Archaeology, humanities and social sciences
The humanities, social sciences and archaeology have an important role to play in France’s cooperation network, as an effective instrument of scientific diplomacy. The 27 French research institutes abroad (IFRE), under the joint authority of the Ministry of Foreign Affairs (MAE) and the national centre for scientific research (CNRS), along with the 125 French archaeological missions abroad, are concrete evidence of France’s commitment to international research.

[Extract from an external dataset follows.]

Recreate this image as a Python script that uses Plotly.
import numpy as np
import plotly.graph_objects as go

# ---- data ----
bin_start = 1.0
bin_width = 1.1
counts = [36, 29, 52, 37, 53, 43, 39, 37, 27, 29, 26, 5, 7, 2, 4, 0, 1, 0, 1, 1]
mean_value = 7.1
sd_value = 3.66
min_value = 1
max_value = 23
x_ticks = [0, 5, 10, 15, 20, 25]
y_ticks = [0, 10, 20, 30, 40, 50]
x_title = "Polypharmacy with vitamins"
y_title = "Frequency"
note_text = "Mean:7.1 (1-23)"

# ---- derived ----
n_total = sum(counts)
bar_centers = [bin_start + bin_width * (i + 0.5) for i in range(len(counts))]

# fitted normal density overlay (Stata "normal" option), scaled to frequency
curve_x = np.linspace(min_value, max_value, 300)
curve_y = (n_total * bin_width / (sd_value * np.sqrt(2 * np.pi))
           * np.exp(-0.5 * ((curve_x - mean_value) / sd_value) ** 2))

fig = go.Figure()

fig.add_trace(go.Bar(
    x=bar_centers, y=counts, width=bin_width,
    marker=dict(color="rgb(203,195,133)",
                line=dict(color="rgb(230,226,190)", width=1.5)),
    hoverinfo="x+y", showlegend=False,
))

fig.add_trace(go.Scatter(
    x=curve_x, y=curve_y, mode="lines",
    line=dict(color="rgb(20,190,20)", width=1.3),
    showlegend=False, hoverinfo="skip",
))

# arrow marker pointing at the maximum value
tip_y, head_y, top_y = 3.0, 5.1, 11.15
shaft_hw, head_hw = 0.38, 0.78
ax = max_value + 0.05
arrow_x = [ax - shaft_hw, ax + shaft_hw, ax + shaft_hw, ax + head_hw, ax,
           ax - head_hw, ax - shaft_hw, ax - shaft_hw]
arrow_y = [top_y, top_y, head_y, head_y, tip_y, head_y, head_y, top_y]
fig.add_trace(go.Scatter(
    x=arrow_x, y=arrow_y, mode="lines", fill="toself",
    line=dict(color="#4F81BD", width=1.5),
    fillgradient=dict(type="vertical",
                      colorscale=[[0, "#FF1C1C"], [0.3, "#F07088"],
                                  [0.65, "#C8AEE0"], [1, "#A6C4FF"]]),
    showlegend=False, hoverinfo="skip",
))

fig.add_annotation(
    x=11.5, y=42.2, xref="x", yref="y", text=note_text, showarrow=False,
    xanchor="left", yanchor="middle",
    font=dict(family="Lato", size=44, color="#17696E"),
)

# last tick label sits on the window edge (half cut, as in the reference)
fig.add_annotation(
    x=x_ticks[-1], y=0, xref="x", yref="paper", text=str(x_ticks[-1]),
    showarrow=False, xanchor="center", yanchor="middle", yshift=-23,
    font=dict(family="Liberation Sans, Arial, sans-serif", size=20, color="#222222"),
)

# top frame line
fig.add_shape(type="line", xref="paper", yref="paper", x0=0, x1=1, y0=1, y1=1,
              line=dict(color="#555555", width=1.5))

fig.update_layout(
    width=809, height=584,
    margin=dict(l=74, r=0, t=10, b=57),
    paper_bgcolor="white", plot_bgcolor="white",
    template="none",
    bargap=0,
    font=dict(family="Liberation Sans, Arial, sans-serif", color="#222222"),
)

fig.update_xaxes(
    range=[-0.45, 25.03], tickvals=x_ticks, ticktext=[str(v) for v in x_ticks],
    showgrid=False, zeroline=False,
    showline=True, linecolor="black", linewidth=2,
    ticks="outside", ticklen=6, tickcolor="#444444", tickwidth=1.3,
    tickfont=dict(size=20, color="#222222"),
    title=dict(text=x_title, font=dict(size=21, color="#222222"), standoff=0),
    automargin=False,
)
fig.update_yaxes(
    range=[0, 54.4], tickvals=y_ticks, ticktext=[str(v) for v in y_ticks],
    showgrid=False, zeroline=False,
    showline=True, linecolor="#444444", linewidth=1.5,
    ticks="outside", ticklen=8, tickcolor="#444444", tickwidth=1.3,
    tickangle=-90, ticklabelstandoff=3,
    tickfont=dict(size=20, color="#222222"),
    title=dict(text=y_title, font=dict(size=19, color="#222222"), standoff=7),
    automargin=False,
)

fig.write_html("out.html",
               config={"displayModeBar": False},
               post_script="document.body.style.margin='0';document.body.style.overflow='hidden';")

As centres of excellence in cooperation, these facilities make their valuable expertise available to France and her partners on a range of social and economic issues in a globalised world. Their innovative approach, focused on research, scientific publication and training programmes, goes to the very heart of the challenges posed both by contemporary issues, such as those raised by countries in crisis, and by the history of past civilisations that archaeological research seeks to explore.
Against a background of shifting national and regional political realities, unpredictable economic changes and globalisation, their aim is to promote high-level scientific cooperation in these fields of knowledge, internationally recognised for their prestige and quality. This innovative and dynamic strategy is designed to meet a threefold challenge:
making integration of research programmes into the local scientific context a priority, in partnership with regional research institutions and organisations, in order to create a community of scientific excellence;
- combining the highest scientific standards with the open-mindedness and adaptability needed to establish a network between French establishments and institutions and their counterparts abroad;
- offering real expertise in tackling new problems such as social and political transitions, mobility and migration, digital communications, new democratic processes, national and regional crises and religious developments. Here is where these cooperation mechanisms prove to be invaluable to an understanding of other cultures in a geographic space that is both single and multiple.

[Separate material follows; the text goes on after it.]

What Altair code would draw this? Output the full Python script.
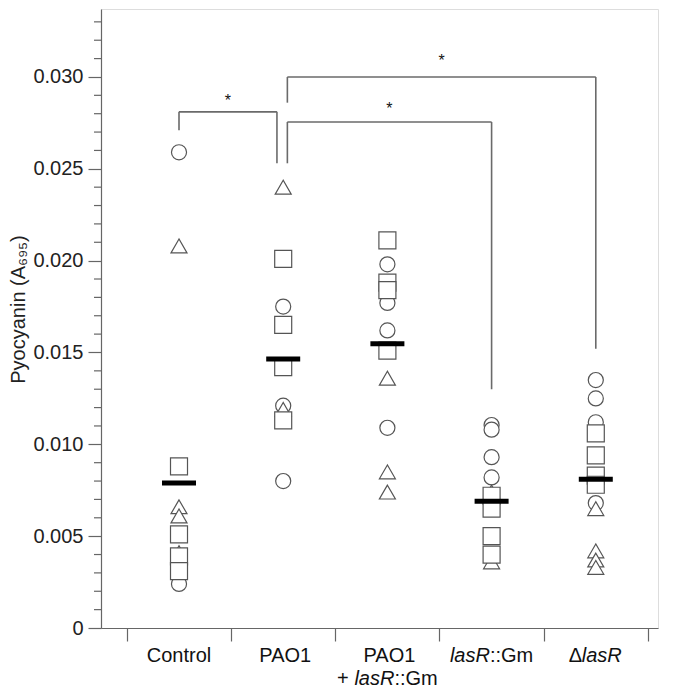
import altair as alt
import pandas as pd

# ---------------- data ----------------
categories = ["Control", "PAO1", "PAO1 + lasR::Gm", "lasR::Gm", "ΔlasR"]
cat_index = [1, 2, 3, 4, 5]

circle_vals = [
    [0.0259, 0.0024],
    [0.0175, 0.0121, 0.0080],
    [0.0198, 0.0177, 0.0162, 0.0109],
    [0.01105, 0.0108, 0.0093, 0.0082],
    [0.0135, 0.0125, 0.0112, 0.0068],
]
triangle_vals = [
    [0.0208, 0.0066, 0.0061, 0.0041],
    [0.0240, 0.0119],
    [0.0136, 0.0085, 0.0074],
    [0.0074, 0.0036],
    [0.0065, 0.0042, 0.0037, 0.0033],
]
square_vals = [
    [0.0088, 0.0051, 0.0039, 0.0031],
    [0.0201, 0.0165, 0.0142, 0.0113],
    [0.0211, 0.0188, 0.0184, 0.0151],
    [0.0072, 0.0065, 0.0050, 0.0040],
    [0.0106, 0.0094, 0.0083, 0.0078],
]
mean_vals = [0.0079, 0.01465, 0.01548, 0.0069, 0.0081]

# significance brackets: left x, right x, top y, left leg bottom, right leg bottom
bracket_left = [1.0, 2.04, 2.04]
bracket_right = [1.94, 4.0, 5.0]
bracket_top = [0.0281, 0.02755, 0.0300]
bracket_left_bottom = [0.0271, 0.0253, 0.0286]
bracket_right_bottom = [0.0253, 0.0130, 0.0152]
star_x = [1.47, 3.02, 3.52]
star_y = [0.0289, 0.02848, 0.0311]

y_major = [0, 0.005, 0.010, 0.015, 0.020, 0.025, 0.030]
y_minor = [i / 1000 for i in range(1, 34) if i % 5 != 0]
x_bounds = [0.5, 1.5, 2.5, 3.5, 4.5, 5.5]

# ---------------- tables ----------------
def long(vals):
    rows = []
    for ci, vs in zip(cat_index, vals):
        for v in vs:
            rows.append({"x": ci, "y": v})
    return pd.DataFrame(rows)

df_c = long(circle_vals)
df_t = long(triangle_vals)
df_s = long(square_vals)
df_m = pd.DataFrame({"x": cat_index, "y": mean_vals})

seg = []
for xl, xr, yt, ylb, yrb in zip(bracket_left, bracket_right, bracket_top,
                                bracket_left_bottom, bracket_right_bottom):
    seg.append({"x": xl, "x2": xr, "y": yt, "y2": yt})
    seg.append({"x": xl, "x2": xl, "y": yt, "y2": ylb})
    seg.append({"x": xr, "x2": xr, "y": yt, "y2": yrb})
df_seg = pd.DataFrame(seg)
df_star = pd.DataFrame({"x": star_x, "y": star_y, "t": ["*"] * 3})
df_minor = pd.DataFrame({"y": y_minor})

# label fragments (category, line, text, italic, dx)
frag = [
    (1, 1, "Control", "normal", -32.2),
    (2, 1, "PAO1", "normal", -23.9),
    (3, 1, "PAO1", "normal", -23.9),
    (3, 2, "+", "normal", -50.3),
    (3, 2, "lasR", "italic", -33.0),
    (3, 2, "::Gm", "normal", 7.0),
    (4, 1, "lasR", "italic", -41.7),
    (4, 1, "::Gm", "normal", -1.7),
    (5, 1, "Δ", "normal", -27.0),
    (5, 1, "lasR", "italic", -14.0),
]

W, H = 557, 619
xs = alt.Scale(domain=[0.2514, 5.597], nice=False, zero=False)
ys = alt.Scale(domain=[0, 0.0337], nice=False, zero=True)
FONT = "Liberation Sans"
MSTROKE = "#555555"

base_x = alt.X("x:Q", scale=xs,
               axis=alt.Axis(values=x_bounds, labels=False, tickSize=13, title=None,
                             grid=False, tickColor="#666666", domainColor="#666666",
                             tickWidth=1.2, domainWidth=1.2))
base_y = alt.Y("y:Q", scale=ys,
               axis=alt.Axis(values=y_major, tickSize=13, grid=False,
                             labelExpr="datum.value == 0 ? '0' : format(datum.value, '.3f')",
                             title="Pyocyanin (A₆₉₅)", titlePadding=4, titleY=300,
                             titleFontSize=20, titleFontWeight="normal", titleFont=FONT,
                             titleColor="#222222",
                             labelFontSize=20, labelFont=FONT, labelColor="#222222",
                             labelPadding=5, tickColor="#666666", domainColor="#666666",
                             tickWidth=1.2, domainWidth=1.2))

minor = alt.Chart(df_minor).mark_rule(color="#666666", strokeWidth=1.2).encode(
    y=alt.Y("y:Q", scale=ys), x=alt.value(-7), x2=alt.value(0))

brackets = alt.Chart(df_seg).mark_rule(color="#6a6a6a", strokeWidth=1.6).encode(
    x=base_x, x2="x2:Q", y=base_y, y2="y2:Q")

stars = alt.Chart(df_star).mark_text(font=FONT, fontSize=16, baseline="alphabetic",
                                     dy=9, color="#111111").encode(
    x=alt.X("x:Q", scale=xs), y=alt.Y("y:Q", scale=ys), text="t:N")

def pts(df, shape, size):
    return alt.Chart(df).mark_point(shape=shape, size=size, filled=True, fill="white",
                                    stroke=MSTROKE, strokeWidth=1.2, opacity=1).encode(
        x=alt.X("x:Q", scale=xs), y=alt.Y("y:Q", scale=ys))

circles = pts(df_c, "circle", 227)
triangles = pts(df_t, "triangle-up", 256)
squares = pts(df_s, "square", 289)

means = alt.Chart(df_m).mark_tick(orient="horizontal", thickness=5, size=34,
                                  color="black", opacity=1).encode(
    x=alt.X("x:Q", scale=xs), y=alt.Y("y:Q", scale=ys))

label_layers = []
for ci, line, txt, style, dx in frag:
    dfl = pd.DataFrame({"x": [ci], "t": [txt]})
    label_layers.append(
        alt.Chart(dfl).mark_text(font=FONT, fontSize=20, fontStyle=style, align="left",
                                 baseline="alphabetic", dx=dx, color="#111111").encode(
            x=alt.X("x:Q", scale=xs),
            y=alt.value(653 if line == 1 else 676),
            text="t:N"))

chart = alt.layer(brackets, minor, stars, circles, triangles, squares, means,
                  *label_layers).properties(
    width=W, height=H,
    autosize=alt.AutoSizeParams(type="none"),
    padding={"left": 93, "top": 1, "right": 10, "bottom": 62},
).configure_view(stroke="#777777", strokeWidth=1.2).configure(background="white")

chart.save("out.html", embed_options={"renderer": "svg", "actions": False})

Knowledge transfer and local development
In over 65 countries, this network of excellence not only helps to strengthen France’s position as a premier partner and contact, but also serves to transfer French knowhow, expertise and ways of thinking. Over and above its scientific aim, the network helps to extend France’s influence, serving the cause of development in the regions where IFRE and the archaeological missions operate and highlighting the shared potential for research.
As a result, the network plays an important role in local development, thanks to the expertise it brings to bear and the transfer of knowledge it promotes, implemented as follows:
creation of training programmes for French students and researchers as well as for students and research centres in the partner country and region;
- contribution to the exchange of ideas, through colloquia, seminars and conferences bringing national and international researchers together in forums designed to encourage freedom of expression and dialogue between the different nations;
- publication of research work, to ensure that knowledge acquired is disseminated so that it can contribute to further research. This process is crucial, since it also helps young researchers, trained via the network, to gain their first foothold in regional and international networks.
This conception of research, which focuses on spaces rather than borders, is able to take into consideration overall movements, be they demographic or economic, of crucial importance to an understanding of the world of today. The system forms part of a process of regionalisation of knowledge, using decentralised outposts and addressing crosscutting scientific issues. It also implies responding to crisis situations that may force us to adapt our network, either by relocating resources to another country in the region, or by preparing the ground for a rapid response once the political situation allows.
The constant flow and movement of researchers reflects the vibrancy of our network of excellence. Above all, it is the insistence on continuity of presence and of scientific effort that makes the network so attractive for our research and so necessary to our knowledge of 21st century issues.